### TASK PROMPT
All of the listing below must be repeated word for word. Pictures are the only thing to omit.

### SUPPLIED DATA
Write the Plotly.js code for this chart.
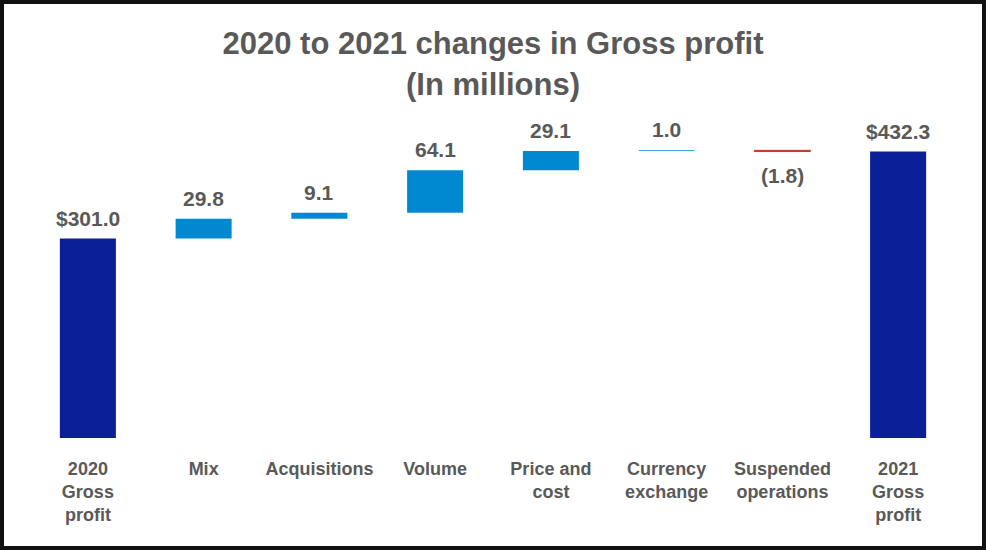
<!DOCTYPE html>
<html>
<head>
<meta charset="utf-8">
<script src="https://cdn.plot.ly/plotly-3.0.1.min.js"></script>
<style>
  html, body { margin: 0; padding: 0; background: #fff; }
  #wrap { position: relative; width: 986px; height: 550px; }
  #chart { position: absolute; left: 0; top: 0; width: 986px; height: 550px; }
  #frame { position: absolute; left: 0; top: 0; width: 986px; height: 550px; box-sizing: border-box;
           border: 4px solid #111; pointer-events: none; }
</style>
</head>
<body>
<div id="wrap">
  <div id="chart"></div>
  <div id="frame"></div>
</div>
<script>
const categories = ["2020<br>Gross<br>profit", "Mix", "Acquisitions", "Volume", "Price and<br>cost",
                    "Currency<br>exchange", "Suspended<br>operations", "2021<br>Gross<br>profit"];
const values = [301.0, 29.8, 9.1, 64.1, 29.1, 1.0, -1.8, 432.3];
const measures = ["absolute", "relative", "relative", "relative", "relative", "relative", "relative", "total"];
const valueLabels = ["$301.0", "29.8", "9.1", "64.1", "29.1", "1.0", "(1.8)", "$432.3"];

const FONT = "'Liberation Sans', Arial, Helvetica, sans-serif";
const GRAY = "#595959";

const trace = {
  type: "waterfall",
  x: categories,
  y: values,
  measure: measures,
  textposition: "none",
  cliponaxis: false,
  connector: { visible: false },
  increasing: { marker: { color: "#0088D1", line: { width: 0 } } },
  decreasing: { marker: { color: "#C23B22", line: { color: "#C23B22", width: 1 } } },
  totals: { marker: { color: "#0B1F98", line: { width: 0 } } },
  hoverinfo: "none"
};

// value labels placed at each bar's end, derived from the data
const annotations = [];
let running = 0;
for (let i = 0; i < values.length; i++) {
  let start, end;
  if (measures[i] === "absolute") { start = 0; end = values[i]; running = end; }
  else if (measures[i] === "total") { start = 0; end = running; }
  else { start = running; end = running + values[i]; running = end; }
  const up = end >= start;
  annotations.push({
    x: categories[i],
    y: up ? Math.max(start, end) : Math.min(start, end),
    xref: "x", yref: "y",
    text: valueLabels[i],
    showarrow: false,
    xanchor: "center",
    yanchor: up ? "bottom" : "top",
    yshift: up ? 7 : -10,
    font: { family: FONT, size: 21, color: GRAY, weight: "bold" }
  });
}

const layout = {
  width: 986,
  height: 550,
  paper_bgcolor: "#fff",
  plot_bgcolor: "#fff",
  margin: { l: 30, r: 30, t: 110, b: 112 },
  showlegend: false,
  waterfallgap: 0.516,
  title: {
    text: "2020 to 2021 changes in Gross profit<br>(In millions)",
    font: { family: FONT, size: 31, color: GRAY, weight: "bold" },
    x: 0.5, xanchor: "center",
    y: 0.901, yref: "container", yanchor: "top"
  },
  annotations: annotations,
  xaxis: {
    type: "category",
    showgrid: false, zeroline: false, showline: false,
    ticks: "outside", ticklen: 14, tickcolor: "rgba(0,0,0,0)",
    tickfont: { family: FONT, size: 18, color: GRAY, weight: "bold" },
    fixedrange: true
  },
  yaxis: {
    visible: false,
    range: [0, 495],
    showgrid: false, zeroline: false,
    fixedrange: true
  }
};

Plotly.newPlot("chart", [trace], layout, { displayModeBar: false, staticPlot: true });
</script>
</body>
</html>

### CORRECT OUTPUT
Write the Plotly.js code for this chart.
<!DOCTYPE html>
<html>
<head>
<meta charset="utf-8">
<script src="https://cdn.plot.ly/plotly-3.0.1.min.js"></script>
<style>
  html, body { margin: 0; padding: 0; background: #fff; }
  #wrap { position: relative; width: 986px; height: 550px; }
  #chart { position: absolute; left: 0; top: 0; width: 986px; height: 550px; }
  #frame { position: absolute; left: 0; top: 0; width: 986px; height: 550px; box-sizing: border-box;
           border: 4px solid #111; pointer-events: none; }
</style>
</head>
<body>
<div id="wrap">
  <div id="chart"></div>
  <div id="frame"></div>
</div>
<script>
const categories = ["2020<br>Gross<br>profit", "Mix", "Acquisitions", "Volume", "Price and<br>cost",
                    "Currency<br>exchange", "Suspended<br>operations", "2021<br>Gross<br>profit"];
const values = [301.0, 29.8, 9.1, 64.1, 29.1, 1.0, -1.8, 432.3];
const measures = ["absolute", "relative", "relative", "relative", "relative", "relative", "relative", "total"];
const valueLabels = ["$301.0", "29.8", "9.1", "64.1", "29.1", "1.0", "(1.8)", "$432.3"];

const FONT = "'Liberation Sans', Arial, Helvetica, sans-serif";
const GRAY = "#595959";

const trace = {
  type: "waterfall",
  x: categories,
  y: values,
  measure: measures,
  textposition: "none",
  cliponaxis: false,
  connector: { visible: false },
  increasing: { marker: { color: "#0088D1", line: { width: 0 } } },
  decreasing: { marker: { color: "#C23B22", line: { color: "#C23B22", width: 1 } } },
  totals: { marker: { color: "#0B1F98", line: { width: 0 } } },
  hoverinfo: "none"
};

// value labels placed at each bar's end, derived from the data
const annotations = [];
let running = 0;
for (let i = 0; i < values.length; i++) {
  let start, end;
  if (measures[i] === "absolute") { start = 0; end = values[i]; running = end; }
  else if (measures[i] === "total") { start = 0; end = running; }
  else { start = running; end = running + values[i]; running = end; }
  const up = end >= start;
  annotations.push({
    x: categories[i],
    y: up ? Math.max(start, end) : Math.min(start, end),
    xref: "x", yref: "y",
    text: valueLabels[i],
    showarrow: false,
    xanchor: "center",
    yanchor: up ? "bottom" : "top",
    yshift: up ? 7 : -10,
    font: { family: FONT, size: 21, color: GRAY, weight: "bold" }
  });
}

const layout = {
  width: 986,
  height: 550,
  paper_bgcolor: "#fff",
  plot_bgcolor: "#fff",
  margin: { l: 30, r: 30, t: 110, b: 112 },
  showlegend: false,
  waterfallgap: 0.516,
  title: {
    text: "2020 to 2021 changes in Gross profit<br>(In millions)",
    font: { family: FONT, size: 31, color: GRAY, weight: "bold" },
    x: 0.5, xanchor: "center",
    y: 0.901, yref: "container", yanchor: "top"
  },
  annotations: annotations,
  xaxis: {
    type: "category",
    showgrid: false, zeroline: false, showline: false,
    ticks: "outside", ticklen: 14, tickcolor: "rgba(0,0,0,0)",
    tickfont: { family: FONT, size: 18, color: GRAY, weight: "bold" },
    fixedrange: true
  },
  yaxis: {
    visible: false,
    range: [0, 495],
    showgrid: false, zeroline: false,
    fixedrange: true
  }
};

Plotly.newPlot("chart", [trace], layout, { displayModeBar: false, staticPlot: true });
</script>
</body>
</html>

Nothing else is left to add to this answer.